Samaritan’s Purse, a Christian non-profit organization focusing on humanitarian aid, has been in the community of Merritt since November’s flooding offering mostly volunteer administered cleanup and sanitization of flood affected properties. Now the organization is moving into recovery mode, the next step of their response plan.
“We kind of divide it into phases of a disaster, similar to what emergency management uses, including mitigation, preparedness, response, and recovery. It’s a circular approach. After response, which would be the phase of cleaning out and getting homes prepped for restoration and rebuild, recovery is a more long-term process,” said Steve Gross, National Recovery Manager for Samaritan’s Purse’s Canadian arm.
Merrittonians may remember seeing the Samaritan’s Purse parked alongside Crossroads Church on Voght Street during the organization’s stay in the community. Along with a plethora of sanitization and clean-up equipment, over 400 volunteers kept busy supporting up to 70 households during the initial “response” phase.
“Our involvement so far has been during the response phase. We were there doing some of the home clean outs, and some of the sanitizing work after. We’re always sure to sanitize after so that no mold or bacteria grow beyond the event once the home is cleaned out.”
Gross added that while the response phase mainly focuses on infrastructure, the recovery phase has begun and will concentrate resources on the people aspect of things. The organization works as a support system for those navigating the flood recovery process.

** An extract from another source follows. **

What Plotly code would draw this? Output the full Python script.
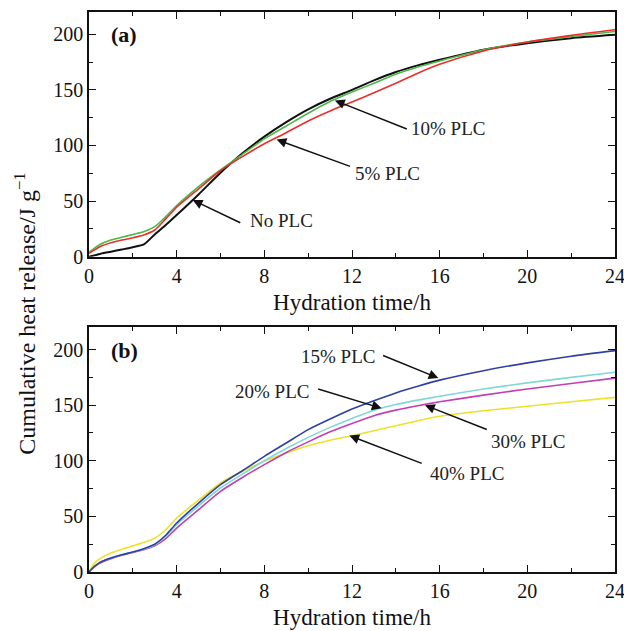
import plotly.graph_objects as go

# ---- Panel (a) data ----
t_a = [0, 0.5, 1, 1.5, 2, 2.5, 3, 3.5, 4, 5, 6, 7, 8, 9, 10, 11, 12, 13, 14, 15, 16, 18, 20, 22, 24]
no_plc = [0, 2.5, 4.5, 6.5, 8.5, 11, 20, 28.5, 37.5, 56, 75.5, 93, 108, 121, 132.5, 142, 150, 158.5, 166, 172, 177, 186, 192, 196.5, 199.5]
plc_5 = [3, 9, 12.5, 15, 17, 19.5, 24, 34, 44.5, 61, 77.5, 90, 101.5, 111.5, 122, 131, 139, 147.5, 156, 165, 173, 185, 193, 199, 204]
plc_10 = [4, 11, 15, 17.5, 20, 22.5, 27, 36, 46, 63, 78, 92, 106, 117.5, 129, 139.5, 148, 156, 164, 170.5, 176, 186, 193, 198, 202.5]

# ---- Panel (b) data ----
t_b = [0, 0.25, 0.5, 1, 1.5, 2, 2.5, 3, 3.5, 4, 5, 6, 7, 8, 9, 10, 11, 12, 13, 14, 15, 16, 18, 20, 22, 24]
plc_15 = [0, 5, 8.5, 12.5, 15.5, 18, 21, 25, 33, 44, 62, 78.5, 91, 104, 116, 128, 137.5, 146.5, 154, 161, 167, 172.5, 181, 188, 194, 199]
plc_20 = [0, 5, 8.5, 12.5, 15.5, 18, 20.5, 24.5, 32, 42.5, 59.5, 75.5, 88, 100, 111, 121, 130, 138, 145.5, 150.5, 154.5, 158, 164.5, 170, 175, 179.6]
plc_30 = [0, 4.5, 8, 12, 15, 17.5, 20, 23.5, 30, 39.5, 56, 72.5, 85, 96.5, 107.5, 117, 126, 133.5, 140.5, 145.5, 149.5, 153, 159, 164.5, 169.5, 174.3]
plc_40 = [0, 8, 12, 17, 20.5, 23.5, 26.5, 30.5, 38, 48.5, 64.5, 80, 90.5, 99.5, 107, 113.5, 118.5, 122.5, 127, 131.5, 136, 140, 145, 149, 153, 157]

x_ticks = [0, 4, 8, 12, 16, 20, 24]
y_ticks = [0, 50, 100, 150, 200]

# annotations: (label, text_x, text_y, arrow_tail_x, arrow_tail_y, head_x, head_y)
ann_a = [
    ("No PLC", 8.8, 32.9, 6.97, 29.9, 4.73, 50.9),
    ("5% PLC", 13.64, 74.8, 11.98, 80.7, 8.56, 105.3),
    ("10% PLC", 16.38, 115.2, 14.57, 114.3, 11.22, 140.5),
]
ann_b = [
    ("15% PLC", 11.36, 193.4, 13.35, 195.2, 15.94, 174.3),
    ("20% PLC", 8.35, 162.0, 10.39, 165.0, 13.35, 147.1),
    ("30% PLC", 20.03, 117.1, 18.22, 127.6, 15.33, 150.0),
    ("40% PLC", 17.23, 88.8, 15.25, 97.1, 11.88, 122.6),
]

FONT = "Liberation Serif"

fig = go.Figure()

def add_line(x, y, color, width, xa, ya, name):
    fig.add_trace(go.Scatter(x=x, y=y, mode="lines", name=name,
                             line=dict(color=color, width=width, shape="spline", smoothing=0.6),
                             xaxis=xa, yaxis=ya, showlegend=False))

add_line(t_a, no_plc, "#111111", 2.0, "x", "y", "No PLC")
add_line(t_a, plc_10, "#4cb848", 1.6, "x", "y", "10% PLC")
add_line(t_a, plc_5, "#e8302a", 1.6, "x", "y", "5% PLC")

add_line(t_b, plc_40, "#ece22a", 1.6, "x2", "y2", "40% PLC")
add_line(t_b, plc_30, "#c040b0", 1.6, "x2", "y2", "30% PLC")
add_line(t_b, plc_20, "#80d8d4", 1.6, "x2", "y2", "20% PLC")
add_line(t_b, plc_15, "#2e40a0", 1.6, "x2", "y2", "15% PLC")

annotations = []
for group, (xr, yr) in ((ann_a, ("x", "y")), (ann_b, ("x2", "y2"))):
    for lab, tx, ty, ax, ay, hx, hy in group:
        annotations.append(dict(x=tx, y=ty, xref=xr, yref=yr, text=lab, showarrow=False,
                                font=dict(family=FONT, size=19, color="#222")))
        annotations.append(dict(x=hx, y=hy, ax=ax, ay=ay, xref=xr, yref=yr, axref=xr, ayref=yr,
                                text="", showarrow=True, arrowhead=2, arrowsize=1.3,
                                arrowwidth=1.5, arrowcolor="#111"))

annotations.append(dict(x=1.6, y=199.5, xref="x", yref="y", text="<b>(a)</b>", showarrow=False,
                        font=dict(family=FONT, size=22, color="#111")))
annotations.append(dict(x=1.6, y=199.5, xref="x2", yref="y2", text="<b>(b)</b>", showarrow=False,
                        font=dict(family=FONT, size=22, color="#111")))
annotations.append(dict(x=-0.122, y=0.461, xref="paper", yref="paper",
                        text="Cumulative heat release/J g<sup>\u22121</sup>",
                        textangle=-90, showarrow=False, xanchor="center", yanchor="middle",
                        font=dict(family=FONT, size=24, color="#111")))

axis_common = dict(showgrid=False, zeroline=False, showline=True, linecolor="#111", linewidth=1.6,
                   mirror="ticks", ticks="inside", ticklen=7, tickwidth=1.3, tickcolor="#111",
                   automargin=False, ticklabeloverflow="allow",
                   tickfont=dict(family=FONT, size=20, color="#111"))

xaxis = dict(axis_common, range=[0, 24], tickvals=x_ticks,
             minor=dict(ticks="inside", ticklen=4, dtick=2, tickcolor="#111", tickwidth=1.2),
             title=dict(text="Hydration time/h", font=dict(family=FONT, size=23, color="#111"), standoff=8))
yaxis = dict(axis_common, range=[0, 220], tickvals=y_ticks,
             minor=dict(ticks="inside", ticklen=4, dtick=25, tickcolor="#111", tickwidth=1.2))

fig.update_layout(
    width=624, height=631,
    margin=dict(l=89, r=9, t=12, b=59, autoexpand=False),
    paper_bgcolor="white", plot_bgcolor="white",
    xaxis=dict(xaxis, domain=[0, 1], anchor="y"),
    yaxis=dict(yaxis, domain=[0.563, 1], anchor="x"),
    xaxis2=dict(xaxis, domain=[0, 1], anchor="y2"),
    yaxis2=dict(yaxis, domain=[0, 0.437], anchor="x2"),
    annotations=annotations,
)

fig.write_html("out.html",
               config={"displayModeBar": False},
               post_script="document.body.style.margin='0';document.body.style.overflow='hidden';")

“We act as a bit of a convener of resources. We take an asset-based community development approach. So what assets does the homeowner have, what assets are in the community? Now, how do we help them access those resources in a timely fashion?”
Filling the gaps in service and resources in the community will build resiliency and increase preparedness and capacity for response, with the timing of services being key in delivering them effectively.
“We actually have two staff there right now, and the plan is to have them there for three years. It’s a long term process. Many people try to self recover and they think other people have it other than they do. Often it’s a year or 18 months down the road before they realize they just cannot go any further on their own. By then, most of the helping agencies have left town.”
Gross and the organization hope to build relationships with the locals over their three year recovery phase stay, and look to assure Merrittonians that no one is alone.
“We’re able to help people without judging any of the past decisions they’ve made or the decisions they’re making now. What I’ve learned over six years of doing this is that recovery is very much a process, not an event.”
Samaritan’s Purse case managers look to provide guidance and improve comprehension and awareness of one’s own assets, as well as those available to them. They are non-discriminatory, and will work with anyone in any flood-affected situation.
Gross has a more personal connection with the community, having been raised in Merritt. Leaving the community in 1981, other members of his family still remain residents. He praised the community for its resilience.
“Our intent is to work ourselves out of a job,” joked Gross. “We’re not looking at this as a long term engagement, but we want to make sure we leave some capacity behind, because that’s where resiliency comes from in major events.”